William Parsons Woodard (September 10, 1896 – February 20, 1973), was born in Kalamazoo, Michigan. He was a scholar of Japanese religion, and served as an advisor on religion and cultural resources during the allied command after World War II.
In 1918 Woodard graduated from Kalamazoo College with a history degree. He spent a short period of military service as a sergeant during World War I. Woodard married Harriet Mead in May 1920 and graduated from Union Theological Seminary in 1921.[1]
Harriet died in Tokyo, October 9, 1956. Later that year, Woodard married Margaret (Peggy) Cuddeback, a missionary and YWCA secretary.
Woodard died February 20, 1973, in Pomona, California.
In 1921 he went to Japan as a missionary of the American Board of Commissioners for Foreign Missions (Congregational Christian Churches). He stayed in Japan until 1941. During the later part of his stay he worked as a secretary in the headquarters of the Kumiai Christian Church.
From 1942 to 1947, he served in the U.S. Navy as an intelligence officer, rising to the rank of Lieutenant Commander. He returned to Japan in 1945 after the end of World War II. He remained in Japan working with the military in a variety of roles related to the Religious Juridical Persons Law, until the end of the Allied occupation in 1952, when he returned to the States.
In 1953 he went back to Japan to found the International Institute for the Study of Religions. He served as their director until 1966, when he again returned to the United States.
After returning to the States, Woodard lectured at Claremont Graduate School from 1966 until 1972.
In Japan, he showed an interest in Japanese religion, co-authoring with Motonori Ono Shinto: The Kami Way. [Tokyo]: Bridgeway Press, 1962.. with over 500 copies in WorldCat libraries.[2]
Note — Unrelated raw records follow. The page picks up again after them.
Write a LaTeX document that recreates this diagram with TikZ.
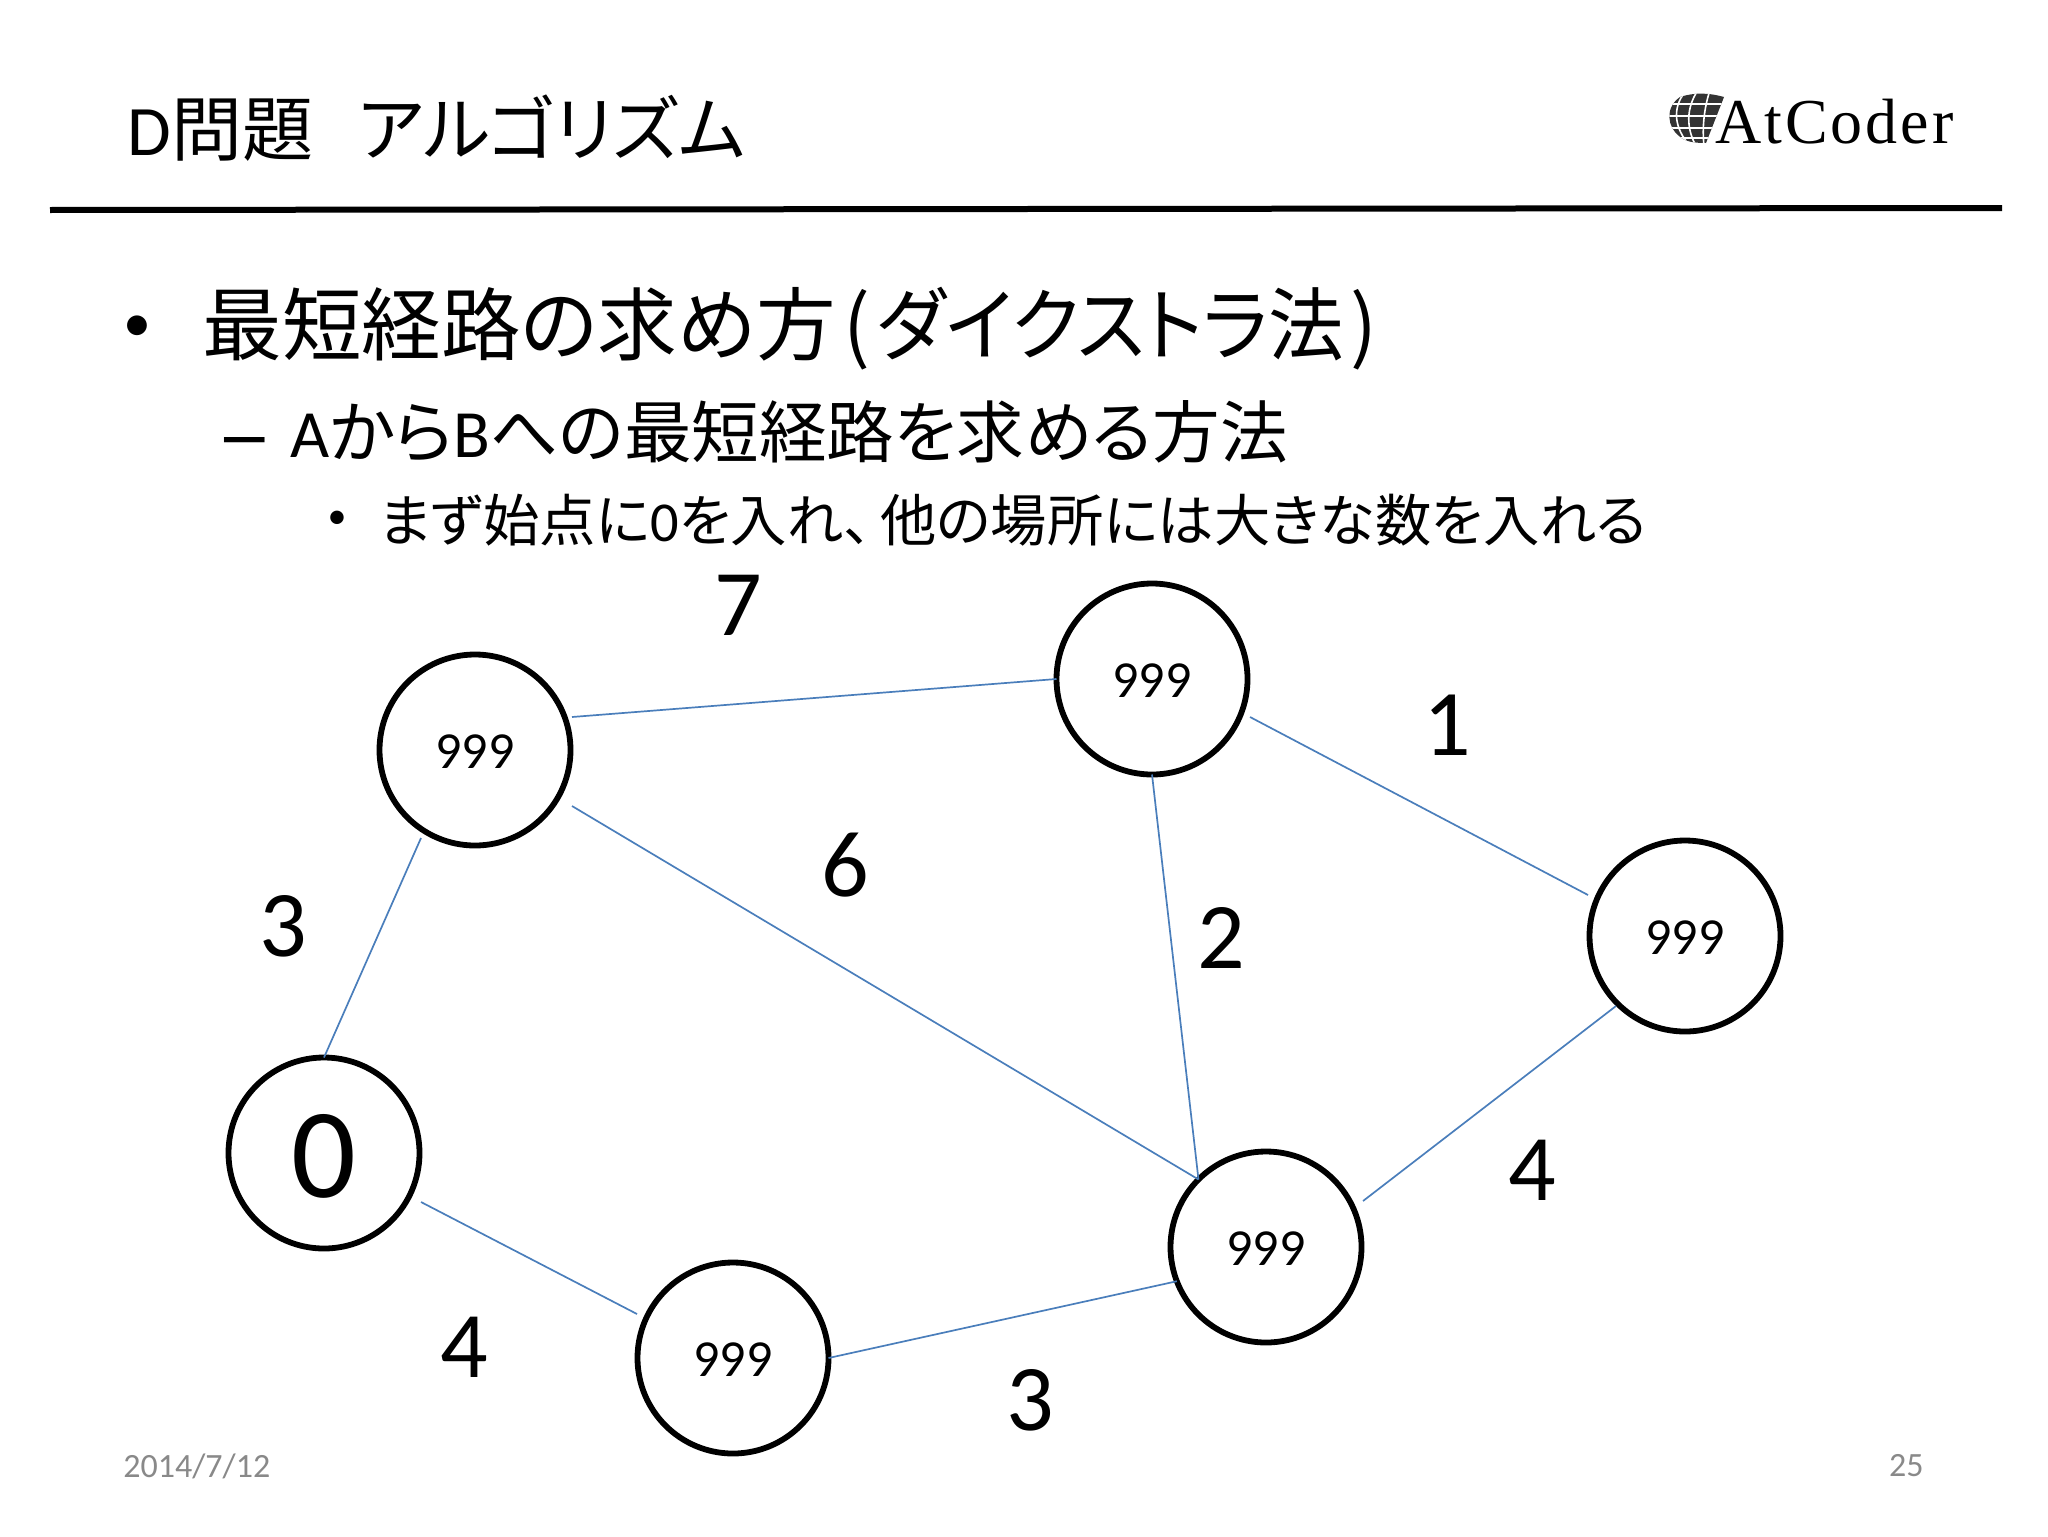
\documentclass[tikz,border=0pt]{standalone}
\usepackage{fontspec}
\usepackage{graphicx}
\setmainfont{Carlito}
\newfontfamily\jp[RawFeature=+palt]{Noto Sans CJK JP}
\newfontfamily\logofont[LetterSpace=4.6]{Liberation Serif}
\definecolor{edgeblue}{HTML}{4A7EBB}
\definecolor{footgray}{HTML}{898989}
\definecolor{globedark}{HTML}{333333}
\newcommand\lowered[2]{\raisebox{-#1}[\height][0pt]{#2}}
\tikzset{
  vertex/.style={circle,draw=black,line width=2.9pt,minimum size=95.5pt,inner sep=0pt,outer sep=0pt,font=\fontsize{26}{30}\selectfont},
  edgeline/.style={draw=edgeblue,line width=0.85pt},
  weight/.style={inner sep=0pt,font=\fontsize{47}{54}\selectfont},
  titletext/.style={anchor=west,inner sep=0pt,font=\fontsize{35.5}{40}\selectfont},
  lineone/.style={anchor=west,inner sep=0pt,font=\fontsize{39.8}{46}\selectfont},
  linetwo/.style={anchor=west,inner sep=0pt,font=\fontsize{33.8}{38}\selectfont},
  linethree/.style={anchor=west,inner sep=0pt,font=\fontsize{28.17}{32}\selectfont},
  foot/.style={inner sep=0pt,text=footgray,font=\fontsize{17}{20}\selectfont},
}
\begin{document}
\begin{tikzpicture}[x=0.5pt,y=-0.5pt]
\path[use as bounding box] (0,0) rectangle (2048,1536);
% title
\node[titletext] (title) at (127,128) {D{\jp 問題\hspace{22.5pt}アルゴリズム}};
\coordinate (ruleL) at (50,210);
\coordinate (ruleR) at (2002,208);
\draw[line width=3pt] (ruleL) -- (ruleR);
% logo
\begin{scope}
\path[clip] (1680,97) .. controls (1695,92) and (1710,93) .. (1724,97)
  -- (1706,143) .. controls (1695,143) and (1685,142) .. (1679,136)
  .. controls (1668,128) and (1664,108) .. (1680,97) -- cycle;
\fill[globedark] (1660,88) rectangle (1730,148);
\foreach \yy in {104,116,128,138}{\draw[white,line width=0.8pt] (1660,\yy) -- (1730,\yy);}
\draw[white,line width=0.8pt] (1685,92) .. controls (1672,108) and (1674,128) .. (1690,146);
\draw[white,line width=0.8pt] (1698,90) .. controls (1686,108) and (1686,128) .. (1696,146);
\draw[white,line width=0.8pt] (1710,90) .. controls (1704,108) and (1702,128) .. (1704,146);
\end{scope}
\node[anchor=base west,inner sep=0pt,font=\logofont\fontsize{32}{36}\selectfont] (logo) at (1715,143) {AtCoder};
% bullets
\node[anchor=center,inner sep=0pt,font=\fontsize{28}{34}\selectfont] (b1) at (137,329) {•};
\node[lineone] (l1) at (202,329) {\jp 最短経路の求め方\hspace{4pt}(\hspace{3pt}\scalebox{.95}[1]{ダイクストラ法}\hspace{3pt})};
\node[anchor=center,inner sep=0pt,font=\fontsize{42}{48}\selectfont] (b2) at (245,450) {\scalebox{1.35}[1]{–}};
\node[linetwo] (l2) at (290,432) {A{\jp から}B{\jp への最短経路を求める方法}};
\node[anchor=center,inner sep=0pt,font=\fontsize{19}{24}\selectfont] (b3) at (337,520) {•};
\node[linethree] (l3) at (379,520) {{\jp まず始点に}0{\jp を入れ、\hspace{4pt}他の場所には大きな数を入れる}};
% vertices
\node[vertex,font=\fontsize{64}{70}\selectfont] (A) at (324,1153) {\lowered{1.3pt}{0}};
\node[vertex] (B) at (475,750) {\lowered{1pt}{999}};
\node[vertex] (C) at (1152,679) {\lowered{1pt}{999}};
\node[vertex] (D) at (1685,936) {\lowered{1pt}{999}};
\node[vertex] (E) at (1266,1247) {\lowered{1pt}{999}};
\node[vertex] (F) at (733,1358) {\lowered{1pt}{999}};
% edges
\draw[edgeline] (A.north) -- ([shift={(-54,88)}]B.center);
\draw[edgeline] ([shift={(97,-33)}]B.center) -- (C.west);
\draw[edgeline] ([shift={(97,56)}]B.center) -- (E.135);
\draw[edgeline] (C.south) -- (E.135);
\draw[edgeline] ([shift={(98,38)}]C.center) -- ([shift={(-97,-41)}]D.center);
\draw[edgeline] ([shift={(-69,70)}]D.center) -- ([shift={(97,-46)}]E.center);
\draw[edgeline] ([shift={(97,49)}]A.center) -- ([shift={(-96,-44)}]F.center);
\draw[edgeline] (F.east) -- (E.201);
% weights
\node[weight] (w1) at (738,605) {7};
\node[weight] (w2) at (1447,725) {1};
\node[weight] (w3) at (845,865) {6};
\node[weight] (w4) at (1221,938) {2};
\node[weight] (w5) at (283,926) {3};
\node[weight] (w6) at (1532,1170) {4};
\node[weight] (w7) at (464,1347) {4};
\node[weight] (w8) at (1030,1400) {3};
% footer
\node[foot,anchor=west] (date) at (123,1466) {2014/7/12};
\node[foot,anchor=east] (page) at (1924,1466) {25};
\end{tikzpicture}
\end{document}
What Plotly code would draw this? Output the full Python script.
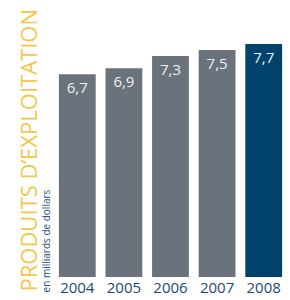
import plotly.graph_objects as go

years = ["2004", "2005", "2006", "2007", "2008"]
values = [6.7, 6.9, 7.3, 7.5, 7.7]
labels = ["6,7", "6,9", "7,3", "7,5", "7,7"]
bar_colors = ["#6a727b", "#6a727b", "#6a727b", "#6a727b", "#00446b"]

W, H = 290, 300
ML, MR, MT, MB = 54, 3, 30, 20

fig = go.Figure(go.Bar(
    x=years, y=values, text=labels,
    marker=dict(color=bar_colors, line=dict(width=0)),
    textposition="inside", insidetextanchor="end",
    textfont=dict(family="Open Sans", size=15, color="#eef0f2"),
    cliponaxis=False, hoverinfo="skip",
))

pw = W - ML - MR
ph = H - MT - MB

def ann(text, px, py, size, color):
    return dict(text=text, textangle=-90,
                x=(px - ML) / pw, y=(H - MB - py) / ph,
                xref="paper", yref="paper", xanchor="center", yanchor="middle",
                showarrow=False, font=dict(family="Open Sans", size=size, color=color))

fig.update_layout(
    width=W, height=H,
    margin=dict(l=ML, r=MR, t=MT, b=MB),
    paper_bgcolor="white", plot_bgcolor="white",
    bargap=0.21, showlegend=False,
    xaxis=dict(showgrid=False, showline=False, ticks="",
               tickfont=dict(family="Open Sans", size=15, color="#1a4a72")),
    yaxis=dict(range=[0, 8.16], visible=False),
    annotations=[
        ann("PRODUITS D\u2019EXPLOITATION", 28, 152, 22, "#f6c64b"),
        ann("en milliards de dollars", 46, 244, 10, "#1d4f77"),
    ],
)

fig.write_html("out.html", config={"displayModeBar": False},
               post_script="document.body.style.margin='0';")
Woodard's research and study of Japanese religions during the Occupation resulted in his 1957 article "Religion-State Relations in Japan" in Contemporary Japan v.24, 640-676 (1957), which was at the time considered "The only scholarly work which concentrates on the occupation's religious efforts" [3] This was then expanded into his book The Allied Occupation of Japan and Japanese Religions (1972).[4] [5] [6] [7] The book was translated into Japanese as 天皇と神道 : GHQの宗教政策 / Tennō to Shintō : GHQ no shūkyō seisaku.[8]
In 1975, WE Skillend writing in the Bulletin of the School of Oriental and African Affairs said "No student of Japanese religion during the years since the war can fail to acknowledge a debt of gratitude to Mr. Woodard. " [9] A Companion to Japanese History, said in 2007 that "Woodard's 1972 study remains the standard work on Japan's religious reformation ".[10]